## [PROVIDED DATA]
---

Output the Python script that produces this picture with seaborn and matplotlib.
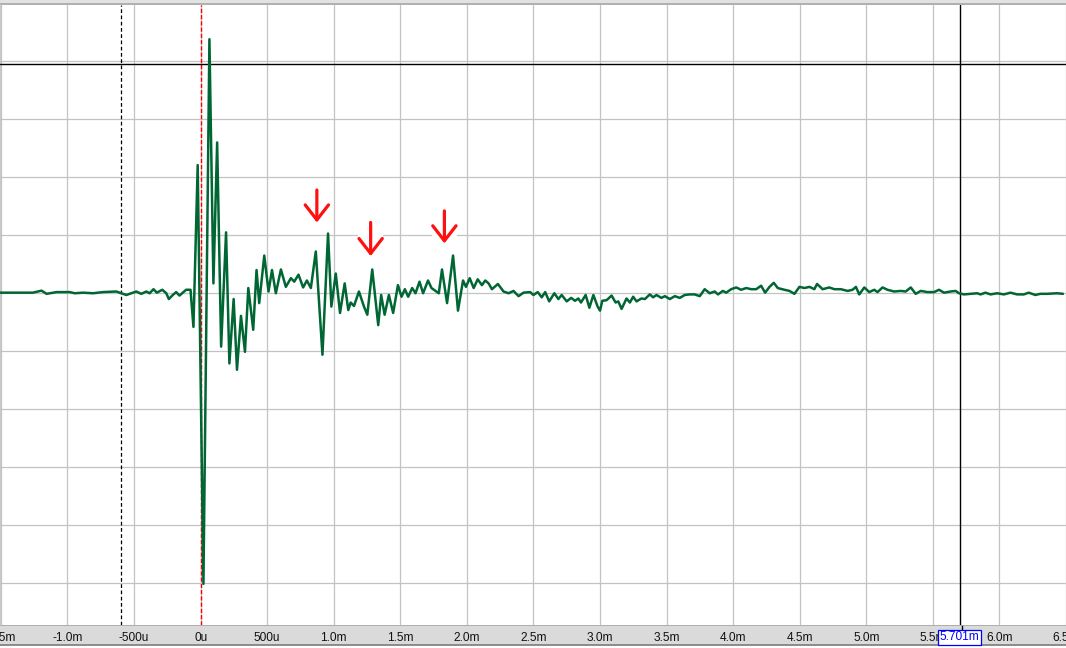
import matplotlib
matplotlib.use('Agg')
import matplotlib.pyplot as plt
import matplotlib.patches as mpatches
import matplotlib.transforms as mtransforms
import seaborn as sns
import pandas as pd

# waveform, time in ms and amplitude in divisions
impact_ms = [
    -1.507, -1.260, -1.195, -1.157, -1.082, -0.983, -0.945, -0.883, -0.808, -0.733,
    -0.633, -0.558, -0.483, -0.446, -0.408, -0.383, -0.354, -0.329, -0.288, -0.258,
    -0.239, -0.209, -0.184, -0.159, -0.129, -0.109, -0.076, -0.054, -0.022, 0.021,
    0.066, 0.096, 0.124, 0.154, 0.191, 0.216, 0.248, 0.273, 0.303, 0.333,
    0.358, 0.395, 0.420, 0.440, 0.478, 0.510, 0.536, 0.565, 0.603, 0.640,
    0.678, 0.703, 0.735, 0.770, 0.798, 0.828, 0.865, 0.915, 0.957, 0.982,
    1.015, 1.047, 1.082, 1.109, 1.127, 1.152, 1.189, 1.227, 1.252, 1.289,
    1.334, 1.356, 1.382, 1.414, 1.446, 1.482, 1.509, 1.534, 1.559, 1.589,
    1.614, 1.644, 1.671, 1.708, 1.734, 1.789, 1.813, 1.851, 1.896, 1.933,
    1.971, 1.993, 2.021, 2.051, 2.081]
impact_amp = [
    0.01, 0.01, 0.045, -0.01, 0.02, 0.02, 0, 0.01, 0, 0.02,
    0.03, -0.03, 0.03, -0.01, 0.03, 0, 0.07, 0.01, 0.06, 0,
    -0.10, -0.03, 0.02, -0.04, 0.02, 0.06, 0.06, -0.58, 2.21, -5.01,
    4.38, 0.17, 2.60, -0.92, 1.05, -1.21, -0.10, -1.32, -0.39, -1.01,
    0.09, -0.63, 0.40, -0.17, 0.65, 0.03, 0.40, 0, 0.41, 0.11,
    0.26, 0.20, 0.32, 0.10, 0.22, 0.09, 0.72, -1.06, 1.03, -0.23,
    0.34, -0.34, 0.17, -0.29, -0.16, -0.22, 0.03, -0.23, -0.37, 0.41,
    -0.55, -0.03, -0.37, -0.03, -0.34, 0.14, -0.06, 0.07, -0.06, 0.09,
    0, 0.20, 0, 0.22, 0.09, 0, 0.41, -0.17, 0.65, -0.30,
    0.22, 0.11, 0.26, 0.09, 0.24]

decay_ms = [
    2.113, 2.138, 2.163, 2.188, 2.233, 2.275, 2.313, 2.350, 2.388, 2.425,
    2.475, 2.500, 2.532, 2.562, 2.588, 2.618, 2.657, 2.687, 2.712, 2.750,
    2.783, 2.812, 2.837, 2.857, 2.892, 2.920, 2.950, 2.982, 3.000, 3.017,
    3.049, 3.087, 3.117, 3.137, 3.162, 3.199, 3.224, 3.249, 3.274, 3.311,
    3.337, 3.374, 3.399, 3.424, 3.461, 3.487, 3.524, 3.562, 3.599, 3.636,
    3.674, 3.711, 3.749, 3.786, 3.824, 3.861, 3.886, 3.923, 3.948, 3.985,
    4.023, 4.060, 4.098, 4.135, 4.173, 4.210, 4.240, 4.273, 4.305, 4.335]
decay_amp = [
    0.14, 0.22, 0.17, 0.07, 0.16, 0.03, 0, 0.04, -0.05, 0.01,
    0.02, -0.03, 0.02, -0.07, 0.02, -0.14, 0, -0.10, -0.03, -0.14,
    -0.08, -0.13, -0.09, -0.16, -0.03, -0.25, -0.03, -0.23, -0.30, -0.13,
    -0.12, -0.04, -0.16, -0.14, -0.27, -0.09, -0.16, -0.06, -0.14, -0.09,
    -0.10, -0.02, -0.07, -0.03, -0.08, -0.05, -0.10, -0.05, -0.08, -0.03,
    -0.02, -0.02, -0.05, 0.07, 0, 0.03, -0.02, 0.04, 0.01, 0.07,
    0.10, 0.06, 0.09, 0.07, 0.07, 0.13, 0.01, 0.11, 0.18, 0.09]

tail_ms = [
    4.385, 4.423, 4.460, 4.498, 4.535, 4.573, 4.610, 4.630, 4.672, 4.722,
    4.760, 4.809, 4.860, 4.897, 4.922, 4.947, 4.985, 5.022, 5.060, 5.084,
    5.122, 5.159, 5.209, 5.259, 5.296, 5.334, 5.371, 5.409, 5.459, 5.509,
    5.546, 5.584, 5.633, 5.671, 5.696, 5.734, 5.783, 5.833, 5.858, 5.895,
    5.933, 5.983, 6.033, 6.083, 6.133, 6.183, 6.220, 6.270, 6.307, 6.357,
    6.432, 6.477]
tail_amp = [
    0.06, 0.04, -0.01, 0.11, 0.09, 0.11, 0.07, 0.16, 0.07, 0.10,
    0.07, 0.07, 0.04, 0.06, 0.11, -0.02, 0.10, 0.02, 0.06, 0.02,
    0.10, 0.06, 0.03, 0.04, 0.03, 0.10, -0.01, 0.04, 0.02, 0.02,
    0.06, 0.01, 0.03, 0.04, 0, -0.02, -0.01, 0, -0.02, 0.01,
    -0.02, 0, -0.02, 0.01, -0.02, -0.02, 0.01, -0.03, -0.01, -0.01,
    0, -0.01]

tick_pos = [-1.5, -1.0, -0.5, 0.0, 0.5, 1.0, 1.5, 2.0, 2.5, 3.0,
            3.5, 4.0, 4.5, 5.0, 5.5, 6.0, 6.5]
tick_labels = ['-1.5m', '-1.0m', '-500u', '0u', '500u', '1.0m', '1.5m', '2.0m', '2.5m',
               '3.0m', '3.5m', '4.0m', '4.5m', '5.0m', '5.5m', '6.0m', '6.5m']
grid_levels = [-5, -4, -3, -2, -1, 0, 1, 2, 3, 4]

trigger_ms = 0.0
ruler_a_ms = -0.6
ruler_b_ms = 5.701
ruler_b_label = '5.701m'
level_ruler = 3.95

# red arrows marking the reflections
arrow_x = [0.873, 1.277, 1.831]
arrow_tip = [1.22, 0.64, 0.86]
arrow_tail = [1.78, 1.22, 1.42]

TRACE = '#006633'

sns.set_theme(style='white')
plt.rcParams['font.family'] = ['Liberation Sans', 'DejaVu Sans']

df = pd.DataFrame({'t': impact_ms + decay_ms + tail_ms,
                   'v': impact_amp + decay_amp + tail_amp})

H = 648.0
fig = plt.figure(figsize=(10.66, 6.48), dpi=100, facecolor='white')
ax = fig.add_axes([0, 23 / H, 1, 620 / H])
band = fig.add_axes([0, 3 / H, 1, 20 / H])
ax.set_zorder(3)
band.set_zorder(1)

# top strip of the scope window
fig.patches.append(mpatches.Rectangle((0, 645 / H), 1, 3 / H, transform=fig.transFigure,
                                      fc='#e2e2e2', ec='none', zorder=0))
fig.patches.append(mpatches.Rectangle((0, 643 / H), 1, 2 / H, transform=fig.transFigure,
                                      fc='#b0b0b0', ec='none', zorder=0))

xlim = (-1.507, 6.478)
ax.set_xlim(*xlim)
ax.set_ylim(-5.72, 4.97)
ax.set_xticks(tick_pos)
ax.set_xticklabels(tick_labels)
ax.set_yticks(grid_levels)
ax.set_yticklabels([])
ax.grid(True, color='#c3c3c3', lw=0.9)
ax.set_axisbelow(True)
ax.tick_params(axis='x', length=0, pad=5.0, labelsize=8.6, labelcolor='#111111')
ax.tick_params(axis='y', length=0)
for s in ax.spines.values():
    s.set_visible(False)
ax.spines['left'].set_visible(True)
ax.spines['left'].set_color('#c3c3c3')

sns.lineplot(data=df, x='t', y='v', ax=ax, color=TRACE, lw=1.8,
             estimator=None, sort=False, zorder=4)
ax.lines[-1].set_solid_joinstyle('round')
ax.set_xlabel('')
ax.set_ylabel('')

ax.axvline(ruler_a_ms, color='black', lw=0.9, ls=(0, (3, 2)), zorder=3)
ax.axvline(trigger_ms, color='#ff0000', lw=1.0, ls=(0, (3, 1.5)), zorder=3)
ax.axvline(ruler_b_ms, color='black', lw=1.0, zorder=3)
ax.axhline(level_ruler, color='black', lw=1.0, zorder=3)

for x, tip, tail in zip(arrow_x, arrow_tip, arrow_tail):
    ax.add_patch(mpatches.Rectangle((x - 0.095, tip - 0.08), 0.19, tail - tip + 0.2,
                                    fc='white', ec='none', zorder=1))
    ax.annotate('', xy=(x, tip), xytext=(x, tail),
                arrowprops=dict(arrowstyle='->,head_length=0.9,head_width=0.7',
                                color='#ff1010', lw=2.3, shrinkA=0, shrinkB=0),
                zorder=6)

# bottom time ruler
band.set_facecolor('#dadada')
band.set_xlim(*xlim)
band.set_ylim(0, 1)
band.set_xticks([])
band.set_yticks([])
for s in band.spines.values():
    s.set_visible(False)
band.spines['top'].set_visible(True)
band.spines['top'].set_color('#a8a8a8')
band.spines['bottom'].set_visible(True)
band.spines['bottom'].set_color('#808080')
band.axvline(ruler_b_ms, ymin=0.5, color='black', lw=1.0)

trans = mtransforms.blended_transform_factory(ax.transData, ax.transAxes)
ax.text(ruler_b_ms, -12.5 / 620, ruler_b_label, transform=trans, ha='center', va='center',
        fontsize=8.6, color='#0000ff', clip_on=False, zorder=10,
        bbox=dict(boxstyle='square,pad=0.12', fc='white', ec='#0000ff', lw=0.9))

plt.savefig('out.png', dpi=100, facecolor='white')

---

## [EXERCISE DESCRIPTION]
Reproduce only the lines from the beginning of the data through the line that contains "import pandas as pd", both included, and please drop the pictures.

## [SOLUTION TO THIS PROBLEM]
Output the Python script that produces this picture with seaborn and matplotlib.
import matplotlib
matplotlib.use('Agg')
import matplotlib.pyplot as plt
import matplotlib.patches as mpatches
import matplotlib.transforms as mtransforms
import seaborn as sns
import pandas as pd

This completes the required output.